Der Schnee auf dem Kilimandscharo hat Tausende von Ureinwohnern und Abertausende von Besuchern fasziniert und E. Hemingway zu einer Kurzgeschichte inspiriert. Die Kleine Eiszeit, deren Beginn auf 1270 v.Chr. datiert wird, endete vor 150 Jahren. So traf es sich gut, dass 1848 das vulkanische Gebirge vom deutschen Missionar Johann Rebmann für die Europäer entdeckt wurde. "Schnee im heißen Afrika?" war das "Wetten dass" dieser Zeit und reizte Bergsteiger, den Gipfel zu erklimmen. Die Erstbesteigung im damaligen Deutsch Ostafrika ist mit den Namen Hans Meyer und Ludwig Purtscheller verknüpft, denen es 1889 gelang, die Flagge des Kaiserreichs auf dem Gipfel zu hissen. Hans Meyer, zugleich Professor der Geographie, wird die Bennung "Kaiser Wilhelm Spitze" zugeschrieben. Inzwischen ist der Berg zwei Meter kleiner geworden, oder nicht?

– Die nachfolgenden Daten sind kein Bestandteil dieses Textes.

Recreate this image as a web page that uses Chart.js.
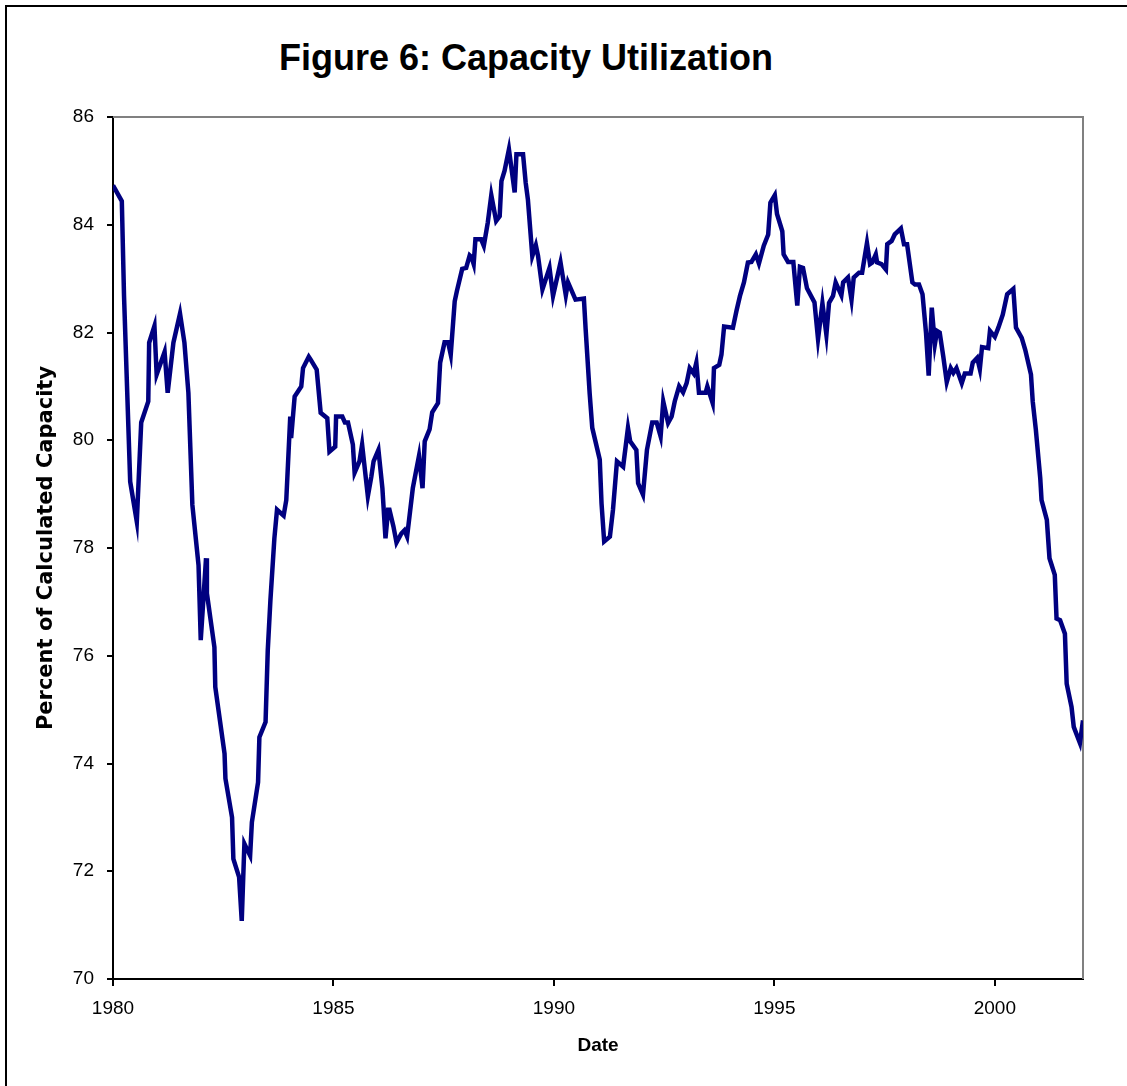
<!DOCTYPE html>
<html>
<head>
<meta charset="utf-8">
<title>Figure 6: Capacity Utilization</title>
<script src="https://cdn.jsdelivr.net/npm/chart.js@4.4.1/dist/chart.umd.min.js"></script>
<style>
  html, body { margin: 0; padding: 0; background: #fff; overflow: hidden; }
  #wrap { position: relative; width: 1127px; height: 1086px; }
  #frame { position: absolute; left: 5px; top: 5px; width: 1140px; height: 1100px;
           border-left: 2px solid #000; border-top: 2px solid #000; box-sizing: border-box; }
  #title { position: absolute; left: 0; top: 40px; width: 1052px; text-align: center;
           font: bold 36px "Liberation Sans", Arial, sans-serif; line-height: 36px; color: #000; }
  canvas { position: absolute; left: 0; top: 0; }
</style>
</head>
<body>
<div id="wrap">
  <div id="frame"></div>
  <div id="title">Figure 6: Capacity Utilization</div>
  <canvas id="myChart" width="1127" height="1086"></canvas>
</div>
<script>
// dates as decimal years
const dates = [
  1980.00, 1980.20, 1980.25, 1980.39, 1980.54, 1980.64, 1980.80, 1980.82, 1980.94, 1980.99,
  1981.17, 1981.24, 1981.37, 1981.52, 1981.62, 1981.71, 1981.80, 1981.94, 1981.99, 1982.11,
  1982.13, 1982.30, 1982.32, 1982.53, 1982.55, 1982.70, 1982.73, 1982.86, 1982.92, 1982.98,
  1983.11, 1983.15, 1983.29, 1983.32, 1983.46, 1983.51, 1983.57, 1983.66, 1983.72, 1983.87,
  1983.93, 1984.02, 1984.04, 1984.12, 1984.27, 1984.31, 1984.44, 1984.48, 1984.62, 1984.71,
  1984.86, 1984.91, 1985.04, 1985.06, 1985.20, 1985.26, 1985.33, 1985.44, 1985.48, 1985.59,
  1985.65, 1985.78, 1985.86, 1985.91, 1986.02, 1986.11, 1986.18, 1986.24, 1986.27, 1986.36,
  1986.43, 1986.54, 1986.61, 1986.67, 1986.80, 1986.94, 1987.02, 1987.07, 1987.18, 1987.24,
  1987.37, 1987.42, 1987.52, 1987.60, 1987.66, 1987.75, 1987.80, 1987.92, 1988.01, 1988.09,
  1988.13, 1988.18, 1988.22, 1988.35, 1988.41, 1988.50, 1988.58, 1988.69, 1988.77, 1988.81,
  1988.88, 1988.98, 1989.11, 1989.15, 1989.30, 1989.36, 1989.41, 1989.51, 1989.59, 1989.64,
  1989.74, 1989.90, 1989.98, 1990.15, 1990.27, 1990.32, 1990.49, 1990.68, 1990.72, 1990.81,
  1990.87, 1991.04, 1991.08, 1991.14, 1991.27, 1991.34, 1991.43, 1991.57, 1991.68, 1991.73,
  1991.87, 1991.91, 1992.02, 1992.11, 1992.23, 1992.33, 1992.42, 1992.48, 1992.59, 1992.67,
  1992.74, 1992.84, 1992.93, 1993.01, 1993.08, 1993.17, 1993.23, 1993.29, 1993.44, 1993.48,
  1993.60, 1993.63, 1993.75, 1993.80, 1993.86, 1994.06, 1994.14, 1994.22, 1994.31, 1994.40,
  1994.48, 1994.58, 1994.65, 1994.76, 1994.86, 1994.91, 1995.01, 1995.06, 1995.18, 1995.21,
  1995.31, 1995.43, 1995.52, 1995.58, 1995.65, 1995.74, 1995.91, 1995.99, 1996.09, 1996.18,
  1996.24, 1996.33, 1996.39, 1996.52, 1996.56, 1996.67, 1996.75, 1996.80, 1996.92, 1996.99,
  1997.10, 1997.17, 1997.22, 1997.30, 1997.33, 1997.43, 1997.53, 1997.56, 1997.66, 1997.73,
  1997.87, 1997.94, 1998.01, 1998.13, 1998.19, 1998.28, 1998.36, 1998.44, 1998.50, 1998.57,
  1998.64, 1998.69, 1998.75, 1998.83, 1998.91, 1999.00, 1999.06, 1999.13, 1999.25, 1999.32,
  1999.45, 1999.50, 1999.60, 1999.66, 1999.71, 1999.85, 1999.89, 2000.00, 2000.08, 2000.18,
  2000.28, 2000.42, 2000.48, 2000.61, 2000.69, 2000.82, 2000.86, 2000.93, 2001.03, 2001.06,
  2001.18, 2001.24, 2001.36, 2001.40, 2001.48, 2001.59, 2001.63, 2001.74, 2001.79, 2001.93,
  2002.00
];

const capUtil = [
  84.73, 84.44, 82.68, 79.23, 78.49, 80.33, 80.72, 81.81, 82.12, 81.22,
  81.64, 80.88, 81.81, 82.35, 81.81, 80.88, 78.80, 77.68, 76.29, 77.81,
  77.16, 76.16, 75.42, 74.18, 73.72, 73.00, 72.23, 71.89, 71.08, 72.51,
  72.29, 72.91, 73.65, 74.49, 74.77, 76.10, 77.03, 78.18, 78.71, 78.60,
  78.89, 80.44, 80.04, 80.81, 81.00, 81.34, 81.55, 81.50, 81.31, 80.51,
  80.41, 79.79, 79.88, 80.44, 80.44, 80.33, 80.33, 79.92, 79.40, 79.61,
  79.92, 78.96, 79.33, 79.61, 79.82, 79.11, 78.18, 78.71, 78.71, 78.40,
  78.10, 78.27, 78.33, 78.21, 79.11, 79.71, 79.11, 79.98, 80.20, 80.52,
  80.69, 81.44, 81.82, 81.82, 81.59, 82.58, 82.77, 83.18, 83.20, 83.43,
  83.40, 83.27, 83.73, 83.73, 83.61, 84.04, 84.55, 84.07, 84.16, 84.81,
  85.00, 85.40, 84.60, 85.31, 85.31, 84.78, 84.47, 83.42, 83.62, 83.42,
  82.80, 83.20, 82.68, 83.30, 82.69, 82.93, 82.61, 82.63, 82.06, 80.88,
  80.23, 79.64, 78.83, 78.12, 78.21, 78.71, 79.61, 79.51, 80.23, 79.98,
  79.82, 79.20, 78.99, 79.82, 80.33, 80.33, 80.07, 80.72, 80.32, 80.44,
  80.72, 81.00, 80.89, 81.06, 81.34, 81.24, 81.44, 80.88, 80.88, 81.00,
  80.69, 81.34, 81.40, 81.59, 82.11, 82.09, 82.40, 82.68, 82.93, 83.30,
  83.31, 83.45, 83.28, 83.61, 83.82, 84.41, 84.55, 84.20, 83.88, 83.45,
  83.31, 83.31, 82.50, 83.22, 83.20, 82.82, 82.56, 81.88, 82.54, 81.96,
  82.55, 82.68, 82.93, 82.69, 82.93, 83.02, 82.61, 83.02, 83.11, 83.11,
  83.66, 83.27, 83.30, 83.45, 83.30, 83.27, 83.17, 83.64, 83.70, 83.82,
  83.93, 83.64, 83.64, 82.93, 82.89, 82.89, 82.71, 81.99, 81.20, 82.46,
  81.78, 82.03, 82.00, 81.56, 81.08, 81.34, 81.25, 81.34, 81.06, 81.24,
  81.24, 81.44, 81.53, 81.32, 81.73, 81.71, 82.03, 81.92, 82.09, 82.33,
  82.71, 82.81, 82.09, 81.90, 81.68, 81.22, 80.72, 80.20, 79.30, 78.89,
  78.52, 77.81, 77.50, 76.69, 76.66, 76.41, 75.48, 75.05, 74.68, 74.38,
  74.80
];

const xTicks = [1980, 1985, 1990, 1995, 2000];
const yTicks = [70, 72, 74, 76, 78, 80, 82, 84, 86];

const points = dates.map((d, i) => ({ x: d, y: capUtil[i] }));

// grey top and right edges of the plot box
const plotFrame = {
  id: 'plotFrame',
  beforeDatasetsDraw(chart) {
    const { ctx, chartArea: a } = chart;
    ctx.save();
    ctx.strokeStyle = '#808080';
    ctx.lineWidth = 2;
    ctx.beginPath();
    ctx.moveTo(a.left, a.top);
    ctx.lineTo(a.right, a.top);
    ctx.lineTo(a.right, a.bottom);
    ctx.stroke();
    ctx.restore();
  }
};

const tickFont = { family: '"Liberation Sans", Arial, sans-serif', size: 19 };

new Chart(document.getElementById('myChart'), {
  type: 'line',
  data: {
    datasets: [{
      label: 'Capacity Utilization',
      data: points,
      borderColor: '#000080',
      borderWidth: 4.5,
      pointRadius: 0,
      tension: 0,
      fill: false
    }]
  },
  options: {
    responsive: false,
    animation: false,
    layout: { padding: { top: 117, right: 44, left: 0, bottom: 0 } },
    plugins: {
      legend: { display: false },
      tooltip: { enabled: false }
    },
    scales: {
      x: {
        type: 'linear',
        min: 1980,
        max: 2002,
        afterBuildTicks: (axis) => { axis.ticks = xTicks.map(v => ({ value: v })); },
        afterFit: (axis) => { axis.height = 107; },
        ticks: { color: '#000', font: tickFont, padding: 11, maxRotation: 0,
                 callback: (v) => String(v) },
        grid: { drawOnChartArea: false, tickLength: 7, tickColor: '#000', lineWidth: 2 },
        border: { color: '#000', width: 2 },
        title: {
          display: true,
          text: 'Date',
          color: '#000',
          font: { family: '"Liberation Sans", Arial, sans-serif', size: 19, weight: 'bold' },
          padding: { top: 0, bottom: 29 }
        }
      },
      y: {
        min: 70,
        max: 86,
        afterBuildTicks: (axis) => { axis.ticks = yTicks.map(v => ({ value: v })); },
        afterFit: (axis) => { axis.width = 113; },
        ticks: { color: '#000', font: tickFont, padding: 13 },
        grid: { drawOnChartArea: false, tickLength: 6, tickColor: '#000', lineWidth: 2 },
        border: { color: '#000', width: 2 },
        title: {
          display: true,
          text: 'Percent of Calculated Capacity',
          color: '#000',
          font: { family: '"DejaVu Sans", sans-serif', size: 21, weight: 'bold' },
          padding: { top: 34, bottom: 0 }
        }
      }
    }
  },
  plugins: [plotFrame]
});
</script>
</body>
</html>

Die ursprüngliche Messung aus dem Jahr 1952 ergab 5895 Meter. Die mit deutscher Gründlichkeit vom Landvermesser Eberhard Meßmer vor drei Jahren ermittelte Höhe liegt bei 5892,55 Metern. "Unglücklicherweise kann man diese Frage nicht beantworten," schreibt E. Meßmer auf seiner Webseite und verweist auf die deutlich besseren Meßmethoden unserer Tage.
Zwei Meter Unterschied in der absoluten Höhe sind für die Klimaforscher unbedeutend. Was die große Dürre in alter Vorzeit nicht erreichte, geschieht jetzt im 21. Jahrhundert. Seit 1912 sind annähernd 85 Prozent der Eisschicht abgetaut. Und das, obwohl die von L.G. Thompson und Mitarbeitern regelmäßig gemessen Temperaturen am Gipfel in den letzten beiden Jahren bei durchschnittlich minus 7 Grad liegen und im Tagesmaximum unter minus 2 Grad bleiben. Der Schwund findet am Fuß statt, ähnlich den Gletschern unserer Alpen. "Wir haben schon lange vermutet, dass die ersten Zeichen der globalen Erwärmung an den hohen Eiskappen zwischen 30 Grad Nord und 30 Grad Süd auftreten werden," erklärt L.G. Thompson und zieht den Bogen vom Kilimandscharo über das tibetische Hochland bis zu den Anden. Dennoch bleiben die Ursachen für die durchgreifenden Veränderungen unserer Zeit rätselhaft. Menschenwerk alleine reicht zur Erklärung nicht aus. Die Klimaforscher, deren Meßlatte Jahrtausende sind, sehen mit nicht minderer Überraschung das ungleich Verhalten an den Polkappen der Erde: Während das grönländischen Eis schmilzt, nimmt die Eisschicht in der Antarktis wider Erwarten an Mächtigkeit zu.
Die Suche der Wissenschaftler nach den Ursachen kann den Schnee am Kilimandscharo nicht erhalten, und die Empfehlungen der Klimakonferenzen haben, wenn überhaupt, bestenfalls aufschiebende Wirkung. Für die Nicht-Bergsteiger ist es ein guter Grund, den Film von Henry King aus dem Jahr 1952 (The Snow of Kilimanjaro) mit Gregory Peck, Ava Gardner sowie Hildegard Knef als Countess Liz zu gustieren. Nicht als Soap Opera, sondern als Zeitdokument mit den faszinierenden Bilder vom höchsten Berg Afrikas. "Es war einmal" werden wir dereinst über den Kilimandscharo schwärmen.